Wendy e Coral veem a cena e decidem ajudar a colega. Uma pega um dosador de uísque e bate na cabeça dele, a outra alcança um troféu pesado e dá o golpe final. Romeo cai no chão enquanto uma poça de sangue se forma ao seu redor.
As três fogem dali e no caminho ainda atropelam a gerente da casa. Passam a ser perseguidas pelos capangas de Romeo, os irmãos Moisés, papel de Miguel Ángel Silvestre, e Christian, vivido por Enric Auquer, perversos e violentos.
Os três homens são misóginos, mas cada um tem uma história apresentada na tentativa de os normalizar. Romeo é apaixonado pela mulher e pelas filhas, e os dois irmãos cuidam com amor da mãe inválida.
Tem duas maneiras de assistir a “Sky Rojo”. Uma, sem pensar muito, aceitando que essa é uma série B bastante divertida, bem filmada e que celebra a amizade de três mulheres, uma sororidade brotada de uma situação controversa, em resposta aos horrores do machismo brutal.
Aí, dá pra levar sem problemas. Coral, Gina e Wendy viram protagonistas fortes, que sabem o que querem e não se deixam dobrar pela vontade de nenhum homem. São como uma versão mais boca do lixo de Thelma e Louise, do filme clássico de 1991, dirigido por Ridley Scott. Embaladas por uma ótima trilha sonora.
A outra maneira de ver é mais complicada. Causa desconforto o fato de as mulheres do elenco serem obrigadas a atuar em cenas que estão lá para demonstrar como aquelas são situações degradantes.

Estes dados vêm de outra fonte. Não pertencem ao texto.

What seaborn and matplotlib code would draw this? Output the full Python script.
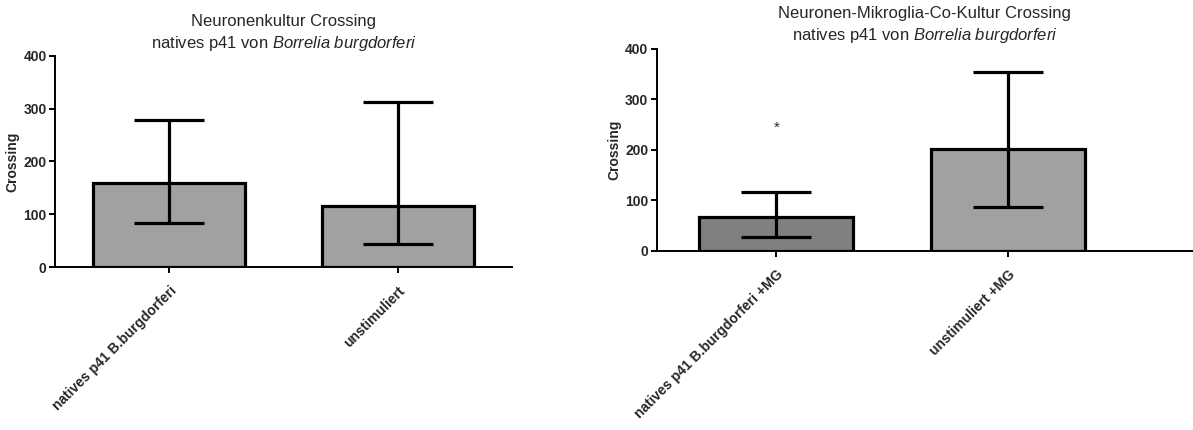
import numpy as np
import pandas as pd
import matplotlib
matplotlib.use("Agg")
import matplotlib.pyplot as plt
import seaborn as sns

# Neuronenkultur
cats_left = ["natives p41 B.burgdorferi", "unstimuliert"]
mean_left = [160, 116]
upper_left = [278, 313]
lower_left = [83, 44]
colors_left = ["#a1a0a5", "#a1a0a5"]

# Neuronen-Mikroglia-Co-Kultur
cats_right = ["natives p41 B.burgdorferi +MG", "unstimuliert +MG"]
mean_right = [67, 202]
upper_right = [116, 353]
lower_right = [27, 86]
colors_right = ["#808080", "#a1a0a5"]
star_pos = (0, 244)

sns.set_style("ticks")
plt.rcParams["font.family"] = ["Liberation Sans", "DejaVu Sans"]
plt.rcParams["mathtext.fontset"] = "custom"
plt.rcParams["mathtext.rm"] = "Liberation Sans"
plt.rcParams["mathtext.it"] = "Liberation Sans:italic"

fig = plt.figure(figsize=(11.93, 4.30), dpi=100)
ax1 = fig.add_axes([0.0461, 0.379, 0.383, 0.491])
ax2 = fig.add_axes([0.5505, 0.417, 0.4496, 0.470])


def draw(ax, cats, mean, upper, lower, colors, title, xlim, ylab_x):
    df = pd.DataFrame({"cat": cats, "val": mean})
    sns.barplot(data=df, x="cat", y="val", hue="cat", palette=colors,
                errorbar=None, width=0.665, edgecolor="black", linewidth=2.3,
                legend=False, ax=ax)
    m = np.array(mean, dtype=float)
    yerr = np.vstack([m - np.array(lower), np.array(upper) - m])
    ax.errorbar(np.arange(len(cats)), m, yerr=yerr, fmt="none", ecolor="black",
                elinewidth=2.3, capsize=25, capthick=2.3, zorder=5)
    ax.set_xlim(*xlim)
    ax.set_ylim(0, 400)
    ax.set_yticks([0, 100, 200, 300, 400])
    ax.set_xlabel("")
    ax.set_ylabel("Crossing", fontsize=10, fontweight="bold")
    ax.yaxis.set_label_coords(ylab_x, 0.5)
    ax.set_title(title, fontsize=12, pad=6, linespacing=1.35)
    for s in ["top", "right"]:
        ax.spines[s].set_visible(False)
    for s in ["left", "bottom"]:
        ax.spines[s].set_linewidth(1.4)
        ax.spines[s].set_color("black")
    ax.tick_params(axis="both", width=1.4, length=4, color="black",
                   labelsize=10)
    ax.tick_params(axis="y", pad=2)
    ax.tick_params(axis="x", pad=8)
    for lab in ax.get_yticklabels():
        lab.set_fontweight("bold")
    ax.set_xticks(range(len(cats)))
    ax.set_xticklabels(cats, rotation=45, ha="right", rotation_mode="anchor",
                       fontweight="bold", fontsize=10)


title_left = "Neuronenkultur Crossing\nnatives p41 von $\\it{Borrelia\\ burgdorferi}$"
title_right = "Neuronen-Mikroglia-Co-Kultur Crossing\nnatives p41 von $\\it{Borrelia\\ burgdorferi}$"

draw(ax1, cats_left, mean_left, upper_left, lower_left, colors_left,
     title_left, (-0.5, 1.5), -0.078)
draw(ax2, cats_right, mean_right, upper_right, lower_right, colors_right,
     title_right, (-0.515, 1.797), -0.066)
ax2.text(star_pos[0], star_pos[1], "*", ha="center", va="center", fontsize=11)

fig.savefig("out.png", dpi=100)
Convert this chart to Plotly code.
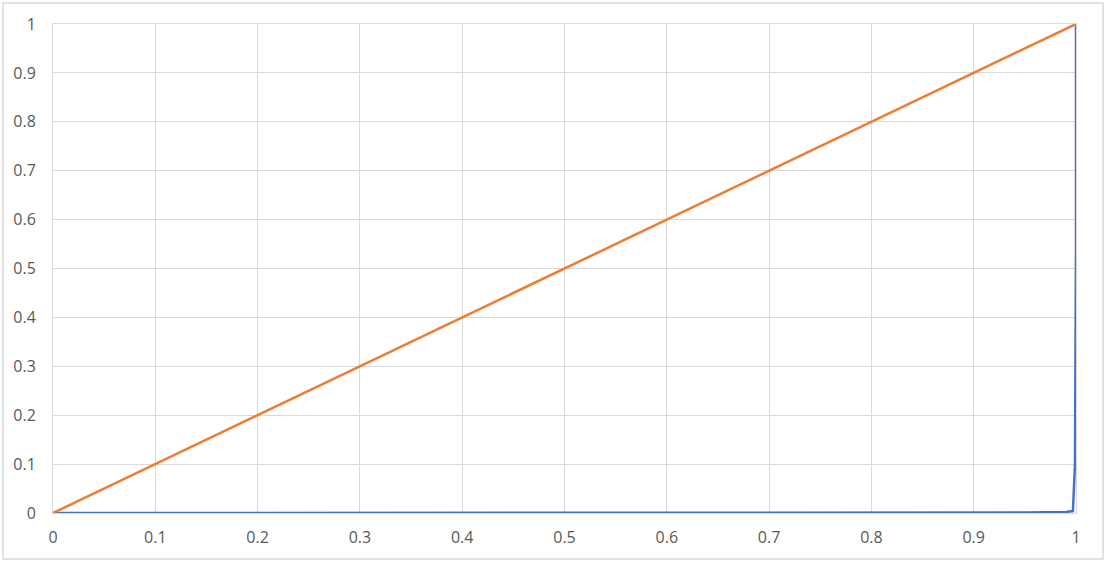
import plotly.graph_objects as go

# diagonal reference line
ref_x = [0, 1]
ref_y = [0, 1]

# measured curve: flat along the bottom, then straight up at x = 1
curve_x = [0, 0.5, 0.87, 0.95, 0.99, 0.997, 0.999, 1.0, 1.0]
curve_y = [0, 0, 0, 0.001, 0.002, 0.004, 0.1, 0.55, 1.0]

tick_vals = [i / 10 for i in range(11)]
tick_text = ["0", "0.1", "0.2", "0.3", "0.4", "0.5", "0.6", "0.7", "0.8", "0.9", "1"]

fig = go.Figure()
fig.add_trace(go.Scatter(x=curve_x, y=curve_y, mode="lines",
                         line=dict(color="#4472C4", width=2.5), showlegend=False))
fig.add_trace(go.Scatter(x=ref_x, y=ref_y, mode="lines",
                         line=dict(color="#ED7D31", width=2.5), showlegend=False))

axis_style = dict(
    range=[0, 1],
    tickvals=tick_vals,
    ticktext=tick_text,
    showgrid=True,
    gridcolor="#d9d9d9",
    gridwidth=1,
    zeroline=False,
    showline=True,
    mirror=True,
    linecolor="#d9d9d9",
    linewidth=1,
    ticks="",
    tickfont=dict(family="Open Sans", size=16, color="#595959"),
    fixedrange=True,
)
fig.update_xaxes(**axis_style, ticklabelstandoff=10)
fig.update_yaxes(**axis_style, ticklabelstandoff=13)

# outer chart border
fig.add_shape(type="rect", xref="paper", yref="paper",
              x0=-0.0489, x1=1.0264, y0=-0.094, y1=1.043,
              line=dict(color="#d9d9d9", width=1.5), layer="below")

fig.update_layout(
    width=1106,
    height=562,
    margin=dict(l=53, r=30, t=24, b=49),
    plot_bgcolor="white",
    paper_bgcolor="white",
)

# drop the page's default body margin so the chart sits at the window's corner
fig.write_html("out.html", post_script="document.body.style.margin='0';",
               config={"displayModeBar": False})
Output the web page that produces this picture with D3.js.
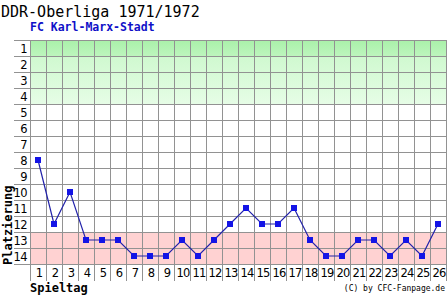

Por exemplo, a atriz Verónica Sánchez aparece chupando os dedos de vários, vários homens, enquanto uma narração em off de sua personagem, Coral, conta como é nojento ter que fazer isso e ainda fingir prazer. E os três homens principais do elenco cometem as maiores barbaridades, mas suas personagens são “humanizadas” por histórias pessoais banais.
A prostituição forçada das mulheres é obviamente retratada como uma coisa terrível a ser combatida, mas, ao mesmo tempo, as cenas no clube Las Novias parecem querer transformar em fantasiosa uma realidade dura. Estão lá muito mais para excitar o telespectador do que para confrontar uma situação lamentável. Assim como as cenas explícitas de violência.
O criador da série a define como “pulp latina”, ou seja, a intenção aqui não é fazer o mundo melhor. Talvez essas tentativas de denunciar o tráfico de mulheres para prostituição forçada e melhorar o perfil de seus personagens masculinos só sirvam para confundir os críticos. E, se for para problematizar, essa não é a série mais indicada.
Mas quem consegue sublimar essas dualidades e suportar a violência vai se ver pego pelo suspense da trama. Que, aliás, já tem mais oito episódios prontinhos, que só vão ao ar se “Sky Rojo” achar sua audiência.